No slice is scheduled by this ADR. The policy takes effect on acceptance; the documentation rollout is mechanical:

SliceScope
1ADR-31 lands. ADR-30 WD10 simplifies to a reference to ADR-31 + FFI-specific bits only (wrapped-gem version pinning per WD4 above).
2rigor-plugin-author SKILL updated: new Phase 0.5 “Where this plugin will live” routing new authors to WD2 / WD4; in-monorepo path retained only for maintenance of already-bundled plugins.
3rigor-ffi-plugin-author SKILL updated: Phase 2 and Phase 6 reference ADR-31; Phase 3/4 add wrapped-gem version-pinning note.
4CLAUDE.md ADR table adds ADR-31 row; ADR-30 row simplified; SKILL rows updated; the existing “v0.2.0-queued external-SKILL” note reconciled with the new policy.

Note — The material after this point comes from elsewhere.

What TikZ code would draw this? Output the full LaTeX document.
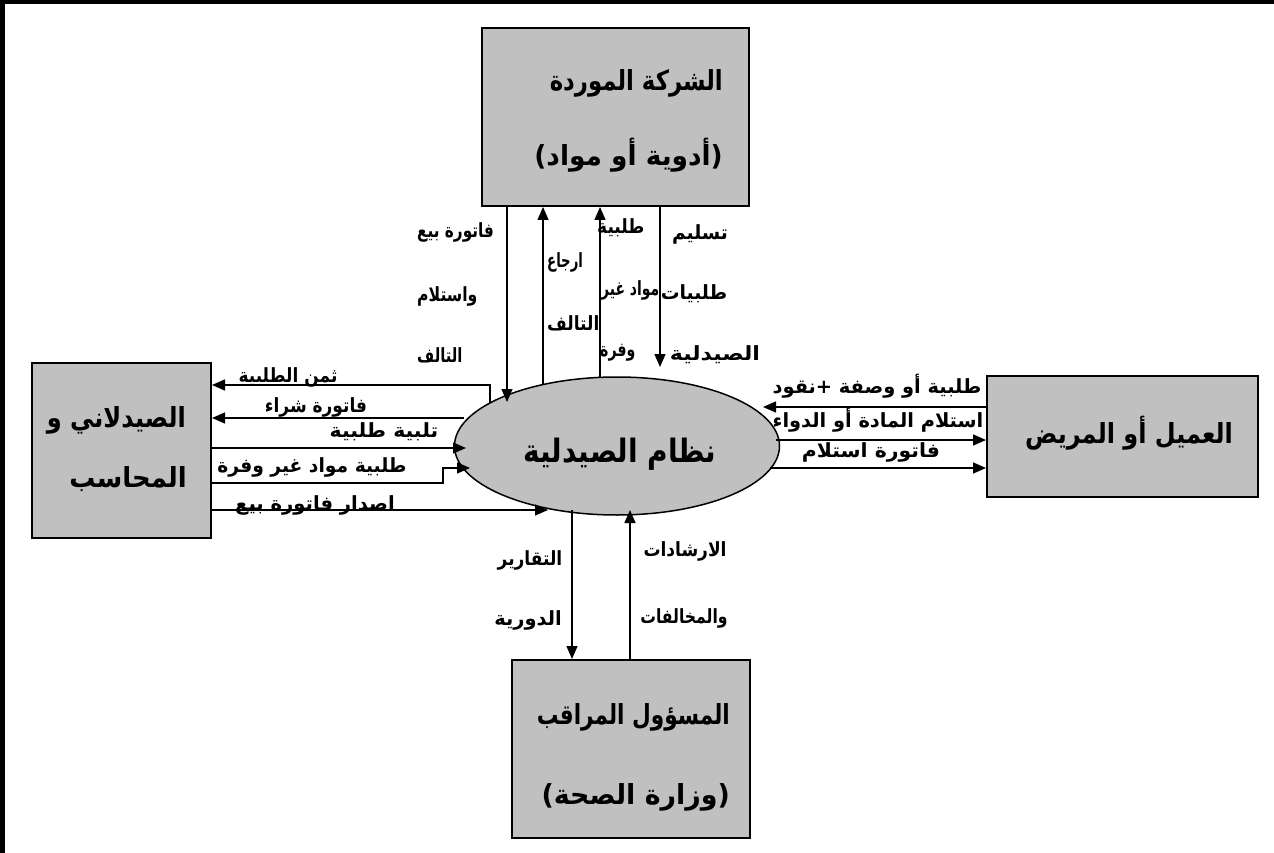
\documentclass[tikz,border=0pt]{standalone}
\usepackage{graphicx}
\usepackage{fontspec}
\newfontfamily\arfont[Script=Arabic]{DejaVu Sans}
\TeXXeTstate=1
\usetikzlibrary{shapes.geometric,arrows.meta}
\definecolor{boxgray}{RGB}{192,192,192}
\newcommand{\AR}[2][1]{\scalebox{#1}[1.15]{\beginR #2\endR}}
\begin{document}
\begin{tikzpicture}[x=1pt,y=-1pt,
  box/.style={draw=black, line width=2pt, fill=boxgray, inner sep=0pt},
  bigtxt/.style={font=\arfont\bfseries\fontsize{24}{28}\selectfont, inner sep=0pt},
  systxt/.style={font=\arfont\bfseries\fontsize{28}{32}\selectfont, inner sep=0pt},
  lbl/.style={font=\arfont\bfseries\fontsize{17}{20}\selectfont, inner sep=0pt},
  flow/.style={line width=1.4pt, -{Triangle[length=13pt,width=11pt]}}
]
\useasboundingbox (0,0) rectangle (1274,853);
% frame
\draw[line width=4pt] (0,2) -- (1274,2);
\draw[line width=5pt] (2.5,0) -- (2.5,853);

% boxes
\node[box, minimum width=267pt, minimum height=178pt] (sup) at (615.5,117) {};
\node[box, minimum width=179pt, minimum height=175pt] (pha) at (121.5,450.5) {};
\node[box, minimum width=271pt, minimum height=121pt] (cus) at (1122.5,436.5) {};
\node[box, minimum width=238pt, minimum height=178pt] (reg) at (631,749) {};
\node[ellipse, draw=black, line width=1.5pt, fill=boxgray, inner sep=0pt,
      minimum width=325pt, minimum height=138pt] (sys) at (617,446) {};

% box texts
\node[bigtxt, anchor=east] (sup1) at (723,83) {\AR[0.95]{الشركة الموردة}};
\node[bigtxt, anchor=east] (sup2) at (723,155) {\AR[1.1]{(أدوية أو مواد)}};
\node[bigtxt, anchor=east] (pha1) at (186,420) {\AR{الصيدلاني و}};
\node[bigtxt, anchor=east] (pha2) at (187,479) {\AR[1.08]{المحاسب}};
\node[bigtxt] (cus1) at (1129,433) {\AR{العميل أو المريض}};
\node[bigtxt, anchor=east] (reg1) at (730,717) {\AR[0.9]{المسؤول المراقب}};
\node[bigtxt, anchor=east] (reg2) at (730,797) {\AR[1.12]{(وزارة الصحة)}};
\node[systxt] (sys1) at (620,454) {\AR{نظام الصيدلية}};

% top connectors
\coordinate (t1) at (507,402);
\coordinate (t2) at (543,384);
\coordinate (t3) at (600,377);
\coordinate (t4) at (660,367);
\draw[flow] (sup.south -| t1) -- (t1);
\draw[flow] (t2) -- (sup.south -| t2);
\draw[flow] (t3) -- (sup.south -| t3);
\draw[flow] (sup.south -| t4) -- (t4);

% left connectors
\coordinate (l1) at (490,403);
\coordinate (l1b) at (490,385);
\coordinate (l2) at (464,418);
\coordinate (l3) at (466,448);
\coordinate (l4a) at (443,483);
\coordinate (l4) at (470,468);
\coordinate (l5) at (548,510);
\draw[flow] (l1) -- (l1b) -- (pha.east |- l1b);
\draw[flow] (l2) -- (pha.east |- l2);
\draw[flow] (pha.east |- l3) -- (l3);
\draw[flow] (pha.east |- l4a) -- (l4a) -- (l4a |- l4) -- (l4);
\draw[flow] (pha.east |- l5) -- (l5);

% right connectors
\coordinate (r1) at (763,407);
\coordinate (r2) at (776,440);
\coordinate (r3) at (770,468);
\draw[flow] (cus.west |- r1) -- (r1);
\draw[flow] (r2) -- (cus.west |- r2);
\draw[flow] (r3) -- (cus.west |- r3);

% bottom connectors
\coordinate (b1) at (572,510);
\coordinate (b2) at (630,510);
\draw[flow] (b1) -- (reg.north -| b1);
\draw[flow] (reg.north -| b2) -- (b2);

% labels top
\node[lbl, anchor=west] (lt1a) at (417,232) {\AR[0.9]{فاتورة بيع}};
\node[lbl, anchor=west] (lt1b) at (417,296) {\AR[0.92]{واستلام}};
\node[lbl, anchor=west] (lt1c) at (417,355) {\AR[0.87]{التالف}};
\node[lbl, anchor=west] (lt2a) at (547,262) {\AR[0.78]{ارجاع}};
\node[lbl, anchor=west] (lt2b) at (547,323) {\AR{التالف}};
\node[lbl, anchor=west] (lt3a) at (597,228) {\AR{طلبية}};
\node[lbl, anchor=west] (lt3b) at (601,290) {\AR[0.82]{مواد غير}};
\node[lbl, anchor=west] (lt3c) at (600,353) {\AR[0.83]{وفرة}};
\node[lbl] (lt4a) at (700,234) {\AR[1.1]{تسليم}};
\node[lbl] (lt4b) at (694,294) {\AR[1.1]{طلبيات}};
\node[lbl] (lt4c) at (715,355) {\AR[1.3]{الصيدلية}};

% labels left
\node[lbl] (ll1) at (288,377) {\AR{ثمن الطلبية}};
\node[lbl] (ll2) at (316,407) {\AR{فاتورة شراء}};
\node[lbl] (ll3) at (384,432) {\AR[1.2]{تلبية طلبية}};
\node[lbl] (ll4) at (312,467) {\AR[1.1]{طلبية مواد غير وفرة}};
\node[lbl] (ll5) at (315,505) {\AR[1.15]{اصدار فاتورة بيع}};

% labels right
\node[lbl] (lr1) at (877,386) {\AR[1.14]{طلبية أو وصفة +نقود}};
\node[lbl] (lr2) at (878,420) {\AR[1.14]{استلام المادة أو الدواء}};
\node[lbl] (lr3) at (871,452) {\AR[1.2]{فاتورة استلام}};

% labels bottom
\node[lbl] (lb1a) at (530,560) {\AR{التقارير}};
\node[lbl] (lb1b) at (528,620) {\AR[1.14]{الدورية}};
\node[lbl] (lb2a) at (685,551) {\AR{الارشادات}};
\node[lbl] (lb2b) at (684,618) {\AR[0.92]{والمخالفات}};
\end{tikzpicture}
\end{document}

5docs/ROADMAP.md: Plugins / ecosystem section adds an ADR-31 governance reference at the top; FFI entry simplified.
6(Deferred, no slice scheduled.) GitHub issue template for plugin proposals capturing the WD2 fields (wrapped gem identity, adoption evidence, sample-implementation pointer, upstream-effort confirmation).
7(Deferred, no slice scheduled.) Informational catalog (Wiki or pinned discussion) where third-party plugin authors list their work.
  • Internal-DSL plugins. A plugin for an organisation’s internal DSL has no wrapped-OSS-gem and no public footprint — WD3’s “widely used” criterion is structurally inapplicable, so WD2 promotion is closed to it. The honest answer is “this stays third-party forever,” which is fine but should be explicitly documented in the SKILL so authors don’t wait for a promotion that won’t come.
  • Co-authored-by attribution for partial / informal contributions. If a proposer’s contribution is “I filed the issue and answered three clarifying questions” (no code), does the attribution still apply? Lean yes — the threshold is “substantive informing” not “code provided” — but worth clarifying in the SKILL.
  • Multiple proposers for the same plugin. If five people request rigor-foo independently over time, all five get Co-authored-by: on the implementation commit, or just the first / most-substantive? Lean “all who substantively informed the work”, capped at reasonable commit-trailer length (~10 entries).
  • Discovery catalog hosting. Wiki, pinned forum thread, docs/third-party-plugins.md in this repo? Each has different curation / spam-resistance properties. Decision deferred until the catalog is actually needed (i.e. when a non-trivial third-party plugin population exists).